K ended up with us because of going. A team of workers and volunteers went out and found her waiting for customers in Chinatown. Over multiple visits they began earning K’s trust. She is now grateful and hopeful about finally being safe and accepted. K is clearly bright, thankfully resilient in spite of her trauma, and is excited about where this could lead. In asking about her interests, K brought up jewelrymaking. Her eyes lit up when I told her about our studio, currently undergoing remodeling.

This and so many other stories make Judy and I continually thankful that God chose us to “go”, Jesus-style, and show a great light to people walking in darkness. We have had enough life experiences to verify that nothing comes within ten country miles of helping lead someone out of a life of hopelessness. Ahh, but wait. Without the generous giving of so many, none of this would have happened.

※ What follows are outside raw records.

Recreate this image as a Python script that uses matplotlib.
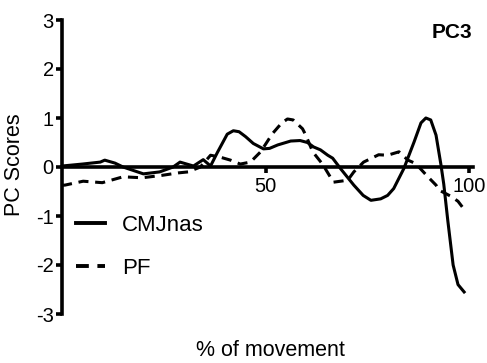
import matplotlib
matplotlib.use("Agg")
import matplotlib.pyplot as plt

plt.rcParams["font.family"] = ["Liberation Sans", "DejaVu Sans"]
plt.rcParams["axes.unicode_minus"] = False

# PC3 scores across the movement cycle
cmj_x = [0, 5, 9.4, 10.5, 13, 15, 20, 24, 27.3, 29, 32.3, 34.7, 36.5, 38.2,
         40.6, 42.1, 43.5, 45.1, 47, 49.5, 51, 53, 56.2, 58.5, 60.3, 61.8,
         63.5, 65.3, 66.5, 68.5, 71.7, 74, 75.9, 78.3, 80, 81.5, 84, 86.5,
         88.2, 89.4, 90.6, 91.9, 93.1, 93.8, 94.8, 96.1, 97.3, 98.8]
cmj_y = [0.02, 0.06, 0.1, 0.14, 0.08, 0.0, -0.14, -0.1, 0.0, 0.1, 0.02, 0.15,
         0.02, 0.3, 0.67, 0.74, 0.72, 0.62, 0.48, 0.37, 0.38, 0.45, 0.53, 0.54,
         0.5, 0.41, 0.35, 0.24, 0.18, -0.04, -0.37, -0.58, -0.68, -0.65, -0.58,
         -0.44, -0.03, 0.51, 0.9, 1.0, 0.96, 0.65, 0.05, -0.35, -1.1, -2.0,
         -2.4, -2.55]

pf_x = [0, 0.7, 5.2, 9.9, 15, 19.7, 24.6, 28.6, 31, 34, 36.5, 38.9, 41.4,
        43.8, 46.3, 48.8, 51.7, 54, 55.4, 56.8, 59.1, 59.9, 61.6, 64, 66.7,
        70.2, 71.7, 74.1, 77.8, 80, 82.8, 85, 86.9, 89.9, 91.9, 92.6, 95.6,
        97.3, 98.4]
pf_y = [-0.37, -0.37, -0.29, -0.32, -0.2, -0.22, -0.17, -0.12, -0.1, 0.0,
        0.24, 0.2, 0.14, 0.06, 0.1, 0.31, 0.68, 0.9, 0.98, 0.96, 0.78, 0.65,
        0.31, 0.06, -0.31, -0.27, -0.1, 0.1, 0.25, 0.24, 0.31, 0.14, 0.07,
        -0.2, -0.37, -0.47, -0.6, -0.7, -0.82]

x_ticks = [50, 100]
y_ticks = [-3, -2, -1, 0, 1, 2, 3]

fig = plt.figure(figsize=(4.87, 3.63), dpi=100)
ax = fig.add_axes([62 / 487, 1 - 314 / 363, 407 / 487, 294 / 363])

ax.plot(cmj_x, cmj_y, color="black", lw=2.2, label="CMJnas")
ax.plot(pf_x, pf_y, color="black", lw=2.2, ls=(0, (3.3, 2.2)), label="PF")

ax.set_xlim(0, 100)
ax.set_ylim(-3, 3)
ax.set_xticks(x_ticks)
ax.set_yticks(y_ticks)
ax.set_yticklabels([str(t) for t in y_ticks])

for side in ("top", "right"):
    ax.spines[side].set_visible(False)
ax.spines["bottom"].set_position(("data", 0))
ax.spines["left"].set_linewidth(2.6)
ax.spines["bottom"].set_linewidth(2.6)
ax.spines["left"].set_bounds(-3, 3)
ax.spines["bottom"].set_bounds(0, 101)
ax.tick_params(axis="both", direction="out", length=4.5, width=2.6,
               labelsize=14.5, colors="black")
ax.tick_params(axis="x", pad=3)
ax.tick_params(axis="y", pad=1.5)

fig.text(472 / 487, 1 - 32 / 363, "PC3", ha="right", va="center",
         fontsize=15, fontweight="bold")

leg = ax.legend(loc="upper left", bbox_to_anchor=(0.035, 0.337), frameon=False,
                fontsize=16, handlelength=1.3, handletextpad=0.75,
                labelspacing=1.0, borderpad=0, borderaxespad=0)
for h in leg.get_lines():
    h.set_linewidth(2.8)

fig.text(270 / 487, 1 - 350 / 363, "% of movement", ha="center", va="center",
         fontsize=15.5)
fig.text(15 / 487, 1 - 165 / 363, "PC Scores", ha="center", va="center",
         rotation=90, fontsize=15.5)

fig.savefig("out.png", dpi=100)
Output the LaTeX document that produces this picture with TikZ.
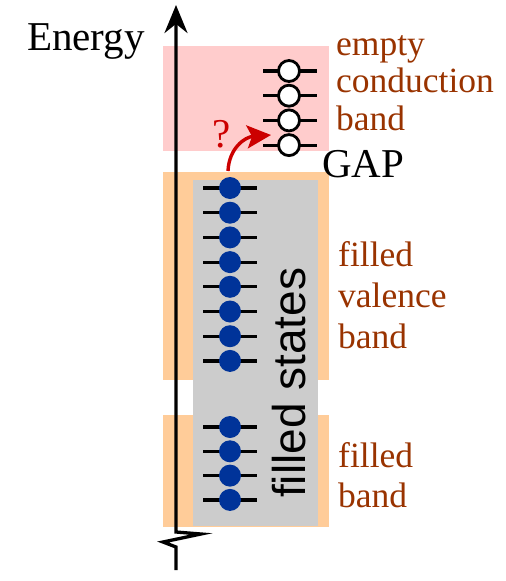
\documentclass[tikz,border=0pt]{standalone}
\usepackage{fontspec}
\setmainfont{Liberation Serif}
\setsansfont{Liberation Sans}
\usetikzlibrary{arrows.meta}
\definecolor{bandbrown}{RGB}{153,51,0}
\definecolor{condpink}{RGB}{255,204,204}
\definecolor{valorange}{RGB}{255,204,153}
\definecolor{stategray}{RGB}{204,204,204}
\definecolor{dotblue}{RGB}{0,51,153}
\definecolor{jumpred}{RGB}{204,0,0}

\begin{document}
\begin{tikzpicture}[x=1pt,y=-1pt,
    level/.style={line width=3.2pt},
    fullstate/.style={circle,fill=dotblue,minimum size=22pt,inner sep=0pt},
    emptystate/.style={circle,draw=black,fill=white,line width=2.8pt,minimum size=21pt,inner sep=0pt},
    bandlabel/.style={text=bandbrown,align=left,anchor=base west,inner sep=0pt}]
        \useasboundingbox (0,0) rectangle (506,581);

        % Bands
        \fill[condpink] (163,46) rectangle (329,151);
        \fill[valorange] (163,172) rectangle (329,380);
        \fill[valorange] (163,415) rectangle (329,527);
        \fill[stategray] (193,180) rectangle (318,526);
        \node[rotate=90, anchor=base west, inner sep=0pt, font=\sffamily\fontsize{46}{46}\selectfont] (fs) at (305,498) {filled states};

        % Energy axis with break
        \coordinate (axbot) at (176,570);
        \coordinate (axtop) at (176,5);
        \draw[line width=3.3pt, -{Stealth[length=28pt,width=23pt]}] (axbot) -- ++(0,-23) -- ++(-13,-5) -- ++(38,-8) -- ++(-25,-2) -- (axtop);
        \node[anchor=base west, inner sep=0pt, font=\fontsize{41}{41}\selectfont] (energy) at (27,50) {Energy};

        % Filled levels
        \foreach \i in {0,...,7} {
            \draw[level] (203,{188+24.7*\i}) -- (257,{188+24.7*\i});
            \node[fullstate] (v\i) at (230,{188+24.7*\i}) {};
        }
        \foreach \i in {0,...,3} {
            \draw[level] (203,{427+24.3*\i}) -- (257,{427+24.3*\i});
            \node[fullstate] (b\i) at (230,{427+24.3*\i}) {};
        }

        % Empty levels
        \foreach \i in {0,...,3} {
            \draw[level] (263,{71+24.7*\i}) -- (317,{71+24.7*\i});
            \node[emptystate] (c\i) at (289,{71+24.7*\i}) {};
        }

        % Jump across the gap
        \coordinate (jump) at (228,171);
        \coordinate (land) at (271,135);
        \draw[jumpred, line width=3.4pt, -{Stealth[length=24pt,width=23pt,inset=5pt]}] (jump) .. controls (229,148) and (245,137) .. (land);
        \node[text=jumpred, inner sep=0pt, font=\fontsize{41}{41}\selectfont] (q) at (222,134) {?};
        \node[anchor=base west, inner sep=0pt, font=\fontsize{41}{41}\selectfont] (gap) at (322,177) {GAP};

        % Labels
        \node[bandlabel, font=\fontsize{35.5}{37.5}\selectfont] (cond) at (336,130) {empty\\conduction\\band};
        \node[bandlabel, font=\fontsize{35.5}{41}\selectfont] (val) at (338,348) {filled\\valence\\band};
        \node[bandlabel, font=\fontsize{35.5}{40}\selectfont] (low) at (338,507) {filled\\band};
    \end{tikzpicture}
\end{document}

Judy and I would be working in the U.S., and K would be waiting for her next customer.

This is Our Season

After writing 31 blog posts last December I fell silent for 334 days. I find it hard to balance writing with day-to-day work. We have so many stories to tell that it’s hard to pick. I start on one, don’t quite finish, and then another happens. Then there is my big-picture wiring that constantly sees connections. Cori Wittman calls it my popcorn brain. I try to be careful not to ramble when I talk, but often fail and have to apologize. This same tendency makes it difficult to keep focus when writing.

I wasn’t really thinking to write daily posts again this December. There is a lot going on. The Well in a major ramp-up phase, with our team launching new outreaches and partnerships. One initiative is social media, where we hope to release dozens of short video clips aimed at Thai audiences over the next year. Our daughter Jaimie and fiancé, Bryce, will be spending 12 days here working on initial projects this month.

But something just happened that made me change my mind. Last Thursday and Friday I interviewed 6 women that we are in the process of bringing into The Well. All are between 20 and 26, and all have really rough stories of abuse and exploitation. Most experienced sexual abuse at home. One was sold at age two, to a family who raised her as a slave. She has no ID and no way to reach her birth family. One was trafficked, in a typical debt-bondage scheme, and held as a sexual slave for 3 years in a middle-eastern country. Each precious woman spoke with sincere appreciation about experiencing unconditional acceptance for the first time in her life. And as I always do, I explained to each what a great honor it is to be able to serve her.

So I just thought I have to do it again. I keep up with Western news, so saw lots of headlines about Black Friday deals. And I am reminded, as I am every year, that this should be our season, not Amazon’s or Walmart’s. Nothing better explains our whole motivation for our being here than the little baby Jesus–the immense, powerful God getting tiny and poor among lost and broken people. That is what we live and breathe daily.

So I’m claiming it. This is our time of year, time for us to humbly but firmly point people to the real deal. What we have to share is extremely good and right. It deserves an audience.

So if I can pull it off, I will be writing 30 more posts about how we see this Jesus. Last year I pretty much wrote random stories, as they happened in real time. This year I intend to do the same thing, but more directly connected to the advent/Christmas story. My hope is that you might find some new insights, grow in love with Jesus yourself, and maybe make some priority changes of your own.